Exit strategies for private players need to be clear for large-scale enterprises, and the certainty that scrutiny is done- there must be government comptrollers that make sure the enterprise has funds to last once it’s in business, or that the government can step in profitably. If not, the government can slack off, and a red balance sheet will be less of a damage to their credibility.
Finally, the people that disinvested properties go to shall make a huge difference- both in optics and in real. If Adani gets railway stations to modernize, trains to staff and operate, and Reliance gets coal mines, there will be lesser public faith, crippling monopolization, but worse still, the perpetuation of certain management styles- and that can rarely be outdone, and rarely do good.
It shall also result in giant, difficult-to-manage, unduly powerful, scarily stretched out-in-funding-and-leadership economics for certain large players- from Tata to Spicejet, Wipro, etc.
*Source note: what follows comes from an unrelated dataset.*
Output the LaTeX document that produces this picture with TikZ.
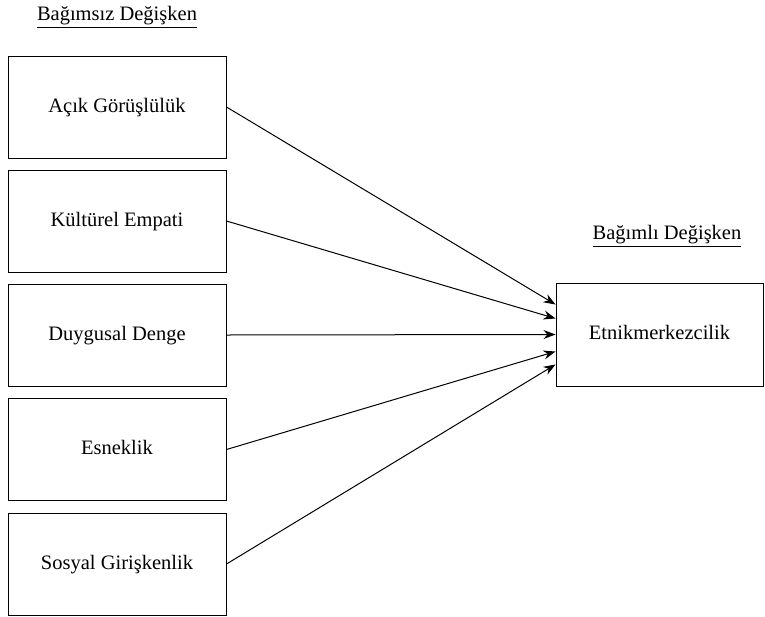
\documentclass[tikz,border=0pt]{standalone}
\usepackage{fontspec}
\setmainfont{Liberation Serif}
\usetikzlibrary{arrows.meta}
\begin{document}
\begin{tikzpicture}[x=1pt,y=-1pt,
  varbox/.style={draw, line width=1pt, minimum width=218pt, minimum height=102pt, inner sep=0pt, text height=13pt, text depth=3pt, font=\fontsize{20.5}{24}\selectfont},
  headlbl/.style={font=\fontsize{20.5}{24}\selectfont, inner sep=0pt},
  conn/.style={line width=1pt, -{Stealth[length=12pt,width=9pt]}}]
\useasboundingbox (0,0) rectangle (765,616);
\node[headlbl] (h1) at (117,17) {\underline{Bağımsız Değişken}};
\node[headlbl] (h2) at (667,236) {\underline{Bağımlı Değişken}};
\node[varbox] (b1) at (117,107) {Açık Görüşlülük};
\node[varbox] (b2) at (117,221) {Kültürel Empati};
\node[varbox] (b3) at (117,335) {Duygusal Denge};
\node[varbox] (b4) at (117,449.5) {Esneklik};
\node[varbox] (b5) at (117,564) {Sosyal Girişkenlik};
\node[varbox, minimum width=207pt, minimum height=103pt] (t) at (659.5,334.5) {Etnikmerkezcilik};
\draw[conn] (b1.east) -- ([yshift=30pt]t.west);
\draw[conn] (b2.east) -- ([yshift=16pt]t.west);
\draw[conn] (b3.east) -- (t.west);
\draw[conn] (b4.east) -- ([yshift=-17pt]t.west);
\draw[conn] (b5.east) -- ([yshift=-30pt]t.west);
\end{tikzpicture}
\end{document}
It might bring true the old adage- “All the world’s a stadium, and there’s an Adani and a Reliance end.”
So who’s right?
The government claims “it is not in the business to be in business.” Yet, it behaves like a businessman. It’s ok to be a government that supports business. It’s not ok to be one that thinks like one. One must make sure the public have no short-term harm. The ‘long run will be better/ country will look better’ argument is applicable to businessmen with no caretaking role for the people. It cannot be an argument for a government.
It is not enough to blindly “welcome” the privatization move on wealth and economy columns. The acceptability of a private-run enterprise shall take a hit with greater private control, and in a politically motivated public and diverse country, the fear of bad acceptance is a quick discouragement to investment. A privatized unit with no ground support has been troublesome- from Singur to ITC factories- spells trouble.
The difference should not be within public and private business, but rather between honest and efficient, and unscrupulous business, and apply standards of managerial competence, without restriction, to all such sectors.
The privatization move must be pondered upon. The people must feel that business coming in will help them- and money is spent in more ways than one for their sake- in welfare, as well as quality product making. The greatest flaw in the current establishments’ argument for capitalism, is that it believes in a non-humanistic capitalism, whereas a humane business can do wonders.
A realistic socialism needs four ingredients- GNP, fair work opportunities, fair income distribution and quality of life.
As Palkhiwala said, had we chosen the “old economics”, we would’ve been content with greater GNP. Had we chosen “New Economics”, we would’ve been content with growth with social equality. But we have chosen “no economics”, where “ideology matters most”, and scarcities multiply because we produce as per profit need, and sell as per welfare.
India’s shift to efficient management can do well only if we bring about this debate in it’s naked form- sans ideology, sans politics, sans favoritism, sans everything.